Big firms and the problem of intra-India variation of the locale


Business Standard, 30 May 2022


Many firms have prospered through establishing standardised process manuals, backed by IT systems, and obtaining scale by rolling these out all across India. Even more ambitious are firms like Uber who have built a single product and rolled it out all across the world. But in numerous industries, the design of products and processes needs to respond to the locale. And in India, the locale is highly heterogeneous. The first flush of excitement in India was that of building large firms that operate all across the country with one single suite of products and processes. The second wave lies in more complex organisations which vary their behaviour across the country.

The emergence of homogenised behaviour in firms

In the old days, the front line staff of a firm was empowered, and negotiated details of products and processes on a per-transaction basis. This was messy! Decision making was idiosyncratic and the front line staff had agendas of their own. But in return, the working of the firm was more flexible.

In the 1990s, the first complex nationwide corporations emerged, backed by IT systems. For the first time, products and processes were standardised all across the country. Every detail about the behaviour of the firm was coded into software, and front-line staff had no flexibility to change things. Process standardisation made scaling possible: Indian firms were able to rapidly put up thousands of offices with millions of transactions.

The people who built these systems, for the first time in India's history, are justly proud of what they did. And in some domains, such scaling is indeed the right way to think. Looking beyond India, products like Google mail are remarkable situations where one single product is built which works all over the world.

The heterogeneity within India

India is highly heterogeneous. We tend to think of states or languages as defining homogeneous regions. But even within one state (Kerala) with one single language (Malayalam) there is important variation between North Kerala vs Central Kerala vs South Kerala.

CMIE has constructed a classification of India into 102 `homogeneous regions', which are about 7 districts or 15 million people each, which is useful in thinking about intra-India diversity. Using this classification, we get some measures of the extent of heteogeneity:

Geographical variation and firm design

For many products and processes, a single offering all across India or all across the world does not work well. Variation by location should change our views on the optimal design of the firm. As an example, many food companies hold a brand name constant, but use focus groups in each geographical region to discover a recipe that is optimised for the local palate. As a consequence, the precise taste of (say) a packet of noodles or a candy bar varies depending on where it is purchased. The French are different from the Germans and a sophisticated corporation will not behave in the same way in the two countries.

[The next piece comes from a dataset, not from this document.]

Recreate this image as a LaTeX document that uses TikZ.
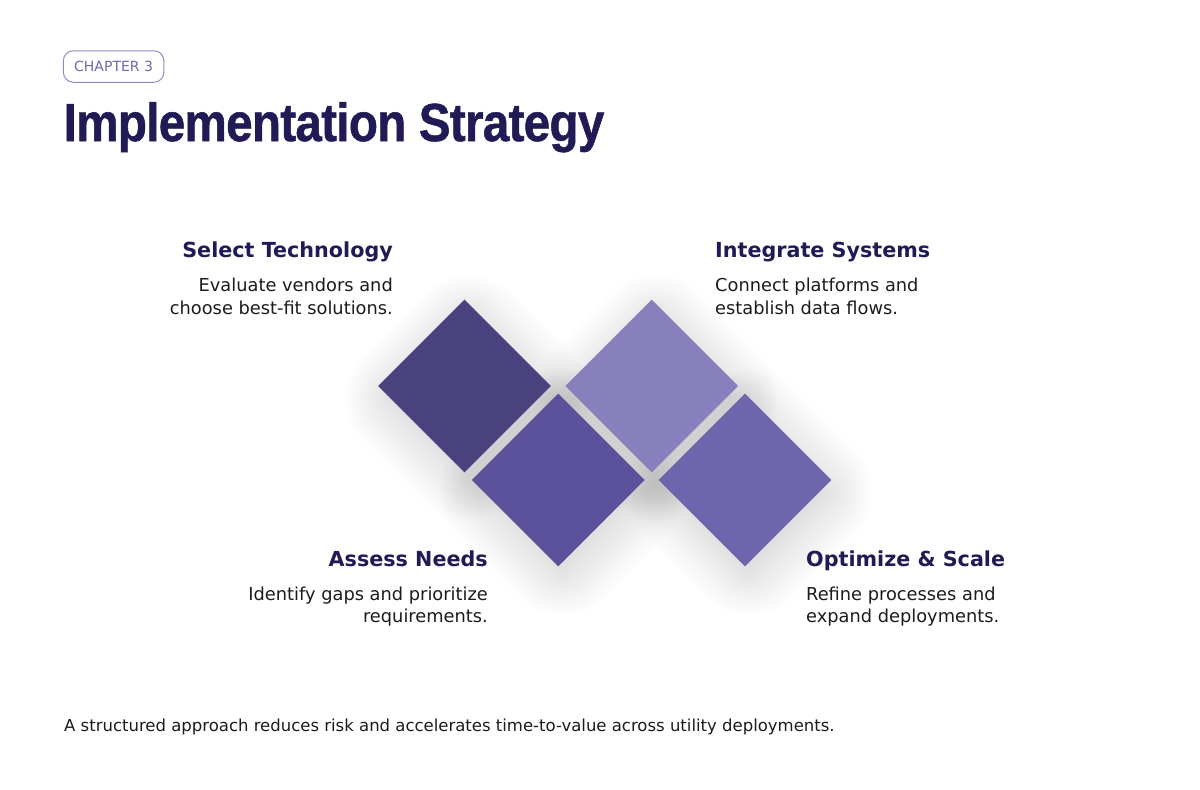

When a firm picks one product or one process that is supposed to serve the entire country, this will work well for some households only. Ideally, that single design will be done well, so that it is a "modal" design which reaches the largest possible number of people. But it will be just a part of the overall population for reasons of class and geographical heterogeneity. In the first flush of big companies scaling up all across India in this fashion, a two-tier market has emerged, where local firms do unique things that reflect the locale (while having inferior economies of scale), and global/national firms that are tone deaf on the locale get to economies of scale.

We can, then, envision three classes of markets. In some things, localism wins, there will just be local players within each homogeneous region. In some things, a simple global/national product wins, there will just be global / national players everywhere.

And then, there is the middle zone. Is household lending in South Kerala much like household lending in Jhansi, Lalitpur, Hamirpur, Mahoba, Jalaun in UP? Are the tastes and price points for food products in these two homogeneous regions the same? Can global/national companies achieve greater success by varying their offerings across the country?

As in many other respects, there is an analogy between India and the European Union; each is vast and diverse. In the middle zone, the task of firms in India is to choose the appropriate level of sub-national homogeneity. This answer will vary depending on the industry. Some firms may choose to cut India into 10 geographies; some firms may choose to go all the way down to the 102 `homogeneous regions'. The management systems within the firms need to create substantial flexibility for each geographically defined team to grow their business by modifying products and processes.

This will require management complexity. It is easier to mass produce a single soap that is pushed all across the country with a single jingle. It is harder for a firm to have 10 or 100 decision making units which make a diverse array of tactical and strategic decisions. This process is helped by advances in software, where there can be a single national/global level enterprise IT system, with numerous parameters of variation which are placed in the hands of local managers.

Every firm in India today sees a map of profit per population, or of market share, which varies a lot across the country. The firms that learn how to take decentralisation seriously, that are animated by a federal character, will achieve greater uniformity in this map of the outcomes.